As the deployment of utility smart grid infrastructure gains scale and maturity, the industry’s focus is beginning to shift from standards, technology selection and architecture to the true purpose of the smart grid movement: applications that will improve the efficiency, reliability and versatility of the electric grid. Infrastructure upgrades will most certainly continue for years to come, and there remain many technology battles to be fought, standards to be developed, systems to be transformed and heavy iron to be forklifted. But the next great contest in the emerging smart grid industry will rely less upon engineering and more upon business plans that can provide meaningful and demonstrable value to customers and utilities.
The applications that prevail in this new arena will define the smart grid experience for industrial, commercial and residential customers. They will also delineate the benefits that smart grid upgrades will provide for the utilities themselves. Along the way, new business opportunities that arise from smart grid applications will become available for the providers of software, systems, devices and services; with those opportunities, providers will be to demonstrate the value of their offerings to improve energy efficiency, reduce costs and enhance customer awareness and control of their energy consumption.
In this report, we analyze six key smart grid application trends that will help shape the industry landscape in the years to come. The list is not designed to be comprehensive, nor should the omission of other applications be interpreted as a vote of no confidence. Rather, these six application areas represent the manifestation of grid intelligence in several different domains: the smart utility, the smart energy home, the smart enterprise and smart transportation.
Certain applications, such as demand response (DR) and home energy management (HEM), will be familiar to readers as the smart energy home poster children. They have been talked about for years as the tools that will justify huge smart grid infrastructure investments. In this analysis, a few aspects of these justifications are accurate. However, as always, nothing ever quite turns out as expected, and there are wrinkles in the story that indicate a somewhat different outcome for DR and HEM than conventional wisdom would suggest.
Other applications, including distribution automation (DA) and smart grid data analytics, are well known to utility industry insiders but may be less understood by the broader smart grid community.

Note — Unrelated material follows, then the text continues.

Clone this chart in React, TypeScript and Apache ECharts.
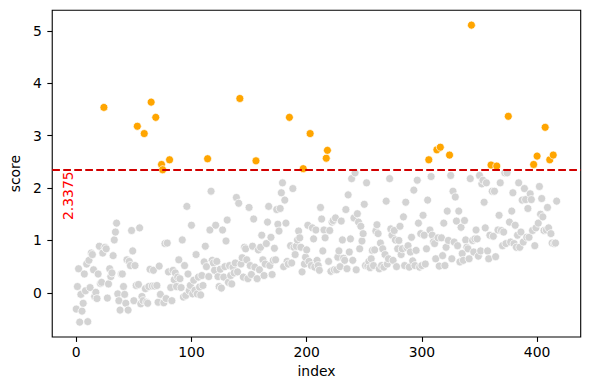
import React, { useEffect, useRef } from "react";
import * as echarts from "echarts";

// score per index
const scores: number[] = [
  -0.31, 0.12, 0.46, -0.56, -0.03, -0.35, -0.2, 0.36, 0.04, 0.55,
  -0.55, 0.62, 0.1, 0.76, 0.73, 0.44, -0.07, 0.01, -0.11, 0.36,
  0.89, 0.18, 0.2, 0.76, 3.54, 0.87, 0.84, -0.1, 0.17, 0.46,
  0.31, 0.38, 0.71, 1.01, 1.16, 1.33, -0.02, -0.15, -0.33, 0.36,
  0.36, 0.12, -0.03, -0.2, 0.63, -0.33, 0.6, 0.52, 1.19, 0.8,
  -0.15, 0.52, 0.14, 3.18, 0.16, 1.24, -0.21, -0.07, -0.15, 3.04,
  0.08, -0.18, -0.2, 0.12, 0.45, 3.64, 0.13, 0.43, 0.13, 3.35,
  0.14, -0.18, 0.51, -0.03, 2.45, 2.35, -0.19, 0.94, -0.11, 0.95,
  0.4, 2.54, 0.1, -0.15, 0.43, 0.25, 0.38, 0.12, 0.3, 0.63,
  0.27, 0.1, 1.01, -0.08, 0.52, -0.05, 1.65, 0.36, 0.04, 0.14,
  1.29, -0.02, 0.24, 0.05, 0.73, -0.02, 0.3, 0.11, -0.04, 0.33,
  0.14, 0.59, 0.89, 0.5, 2.56, 0.31, 1.2, 1.94, 0.62, 0.57,
  0.43, 1.29, 0.6, 0.31, 0.12, 0.45, 0.09, 1.2, 0.3, 0.5,
  0.99, 1.39, 0.2, 0.52, 0.33, 0.17, 0.49, 0.38, 0.57, 1.82,
  0.4, 1.71, 3.71, 0.55, 0.67, 0.3, 0.87, 0.84, 0.63, 0.27,
  1.63, 0.52, 0.35, 0.89, 1.41, 0.49, 2.52, 0.27, 0.82, 0.44,
  0.87, 1.1, 0.63, 0.33, 0.55, 0.94, 1.35, 1.65, 0.52, 1.06,
  0.35, 0.62, 0.85, 0.63, 1.59, 1.31, 1.18, 1.61, 1.91, 2.1,
  0.5, 1.77, 1.33, 0.6, 0.55, 3.35, 0.9, 0.57, 1.99, 0.87,
  0.73, 0.89, 1.01, 1.18, 1.05, 0.87, 0.4, 2.37, 0.55, 0.68,
  0.82, 1.29, 0.6, 3.04, 0.52, 1.24, 1.03, 0.49, 1.2, 0.62,
  0.52, 0.43, 1.63, 1.41, 0.8, 1.2, 1.05, 2.57, 2.72, 0.6,
  1.19, 0.41, 1.35, 1.38, 0.44, 1.43, 0.44, 0.68, 0.8, 0.5,
  1.37, 1.01, 0.66, 0.62, 1.59, 0.46, 1.87, 0.78, 1.03, 2.18,
  0.62, 1.43, 2.29, 0.44, 1.51, 1.35, 0.84, 1.27, 0.99, 1.13,
  1.69, 0.52, 2.1, 0.51, 0.6, 0.48, 0.65, 0.81, 0.52, 0.82,
  1.18, 1.3, 1.13, 0.46, 0.95, 0.52, 0.84, 0.49, 0.73, 1.75,
  0.55, 0.65, 2.18, 1.22, 1.1, 0.62, 1.19, 1.01, 0.5, 0.84,
  1.0, 1.27, 0.73, 0.84, 1.45, 0.52, 1.73, 0.86, 0.9, 0.49,
  0.78, 1.06, 0.61, 1.96, 0.52, 0.81, 2.15, 1.33, 0.49, 1.13,
  0.52, 1.48, 1.1, 0.55, 0.84, 1.77, 2.54, 1.2, 2.22, 1.1,
  0.97, 0.94, 0.65, 2.73, 1.05, 0.51, 2.78, 1.05, 0.71, 1.33,
  0.52, 0.87, 1.56, 1.0, 2.63, 2.24, 0.65, 1.94, 0.97, 1.83,
  1.37, 0.9, 1.56, 0.59, 1.25, 0.75, 0.62, 1.38, 1.01, 0.87,
  0.84, 0.65, 2.18, 5.11, 1.0, 0.78, 1.03, 1.2, 1.03, 0.7,
  2.24, 0.8, 2.08, 2.15, 1.73, 1.24, 2.1, 0.8, 0.65, 1.1,
  2.44, 1.94, 1.08, 1.94, 0.69, 2.42, 1.2, 1.48, 2.1, 1.19,
  0.9, 1.16, 2.29, 0.94, 2.29, 3.37, 1.35, 0.97, 1.56, 1.91,
  0.94, 1.29, 0.87, 1.1, 2.1, 0.87, 1.16, 1.77, 0.97, 1.99,
  1.78, 1.06, 1.61, 1.06, 1.89, 1.78, 1.19, 2.45, 0.9, 1.24,
  2.61, 1.33, 2.03, 1.5, 1.8, 1.45, 1.19, 3.16, 1.2, 1.63,
  1.24, 2.54, 1.13, 0.95, 2.63, 0.94, 0.95, 1.75,
];

const threshold = 2.3375;
const thresholdLabel = "2.3375";
const labelIndex = -7.2;
const xTicks = [0, 100, 200, 300, 400];
const yTicks = [0, 1, 2, 3, 4, 5];
const xName = "index";
const yName = "score";

const FONT = "DejaVu Sans";
const FS = 13.9;

export default function App() {
  const ref = useRef<HTMLDivElement>(null);

  useEffect(() => {
    const chart = echarts.init(ref.current!, null, { renderer: "svg" });
    const n = scores.length;
    const xSpan = n - 1;
    const yMin = Math.min(...scores);
    const yMax = Math.max(...scores);
    const ySpan = yMax - yMin;

    const pts = scores.map((v, i) => [i, v]);
    const low = pts.filter((d) => d[1] <= threshold);
    const high = pts.filter((d) => d[1] > threshold);

    const axisText = { fontFamily: FONT, fontSize: FS, color: "#000" };
    const tick = (vals: number[]) => ({
      show: true,
      length: 4.9,
      inside: false,
      lineStyle: { color: "#000", width: 1.1 },
      customValues: vals,
    });

    chart.setOption({
      animation: false,
      backgroundColor: "#fff",
      grid: {
        left: 48.3,
        top: 10.3,
        right: 9.3,
        bottom: 53,
        show: true,
        borderColor: "#000",
        borderWidth: 1.1,
        backgroundColor: "transparent",
      },
      xAxis: {
        type: "value",
        position: "bottom",
        min: -0.05 * xSpan,
        max: xSpan * 1.05,
        splitLine: { show: false },
        axisLine: { show: false, onZero: false },
        axisTick: tick(xTicks),
        axisLabel: { ...axisText, customValues: xTicks, margin: 8 },
        name: xName,
        nameLocation: "middle",
        nameGap: 27,
        nameTextStyle: axisText,
      },
      yAxis: {
        type: "value",
        position: "left",
        min: yMin - 0.05 * ySpan,
        max: yMax + 0.05 * ySpan,
        splitLine: { show: false },
        axisLine: { show: false, onZero: false },
        axisTick: tick(yTicks),
        axisLabel: { ...axisText, customValues: yTicks, margin: 10.5 },
        name: yName,
        nameLocation: "middle",
        nameGap: 22,
        nameRotate: 90,
        nameTextStyle: axisText,
      },
      series: [
        {
          type: "scatter",
          data: low,
          symbol: "circle",
          symbolSize: 8,
          itemStyle: { color: "#d3d3d3", borderColor: "#fff", borderWidth: 0.7, opacity: 1 },
          z: 2,
        },
        {
          type: "scatter",
          data: high,
          symbol: "circle",
          symbolSize: 8,
          itemStyle: { color: "#ffa500", borderColor: "#fff", borderWidth: 0.7, opacity: 1 },
          z: 3,
          markLine: {
            silent: true,
            symbol: "none",
            z: 5,
            label: { show: false },
            lineStyle: { color: "#d10000", type: [7.7, 3.3], width: 2.1 },
            data: [{ yAxis: threshold }],
          },
        },
      ],
    });

    const p = chart.convertToPixel({ gridIndex: 0 }, [labelIndex, threshold]) as number[];
    chart.setOption({
      graphic: [
        {
          type: "text",
          x: p[0],
          y: p[1] + 1,
          rotation: Math.PI / 2,
          silent: true,
          z: 10,
          style: {
            text: thresholdLabel,
            fill: "#ff0000",
            fontFamily: FONT,
            fontSize: FS,
            align: "right",
            verticalAlign: "middle",
          },
        },
      ],
    });

    return () => chart.dispose();
  }, []);

  return (
    <div
      ref={ref}
      style={{ position: "fixed", left: 0, top: 0, width: 590, height: 390 }}
    />
  );
}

In these cases, our analysis is designed to highlight key opportunities as well as implementation challenges, and to identify and quantify the benefits that DA and data analytics may represent for the smart utility domain.
The final pair of applications, carbon management and electric vehicle (EV) charging, represent areas that have been hyped in recent years as booming technology sectors. However, discussions regarding their connection and importance to the smart grid have been rare. We believe these two application areas are critical convergence zones that stretch beyond the utility grid and have far-reaching implications for the evolving smart enterprise and smart transportation domains. A diverse mix of industry players, including mainstream IT software and systems vendors, building automation and controls companies, auto manufacturers and many others, will play vital roles and hold significant business opportunities in these smart grid application areas.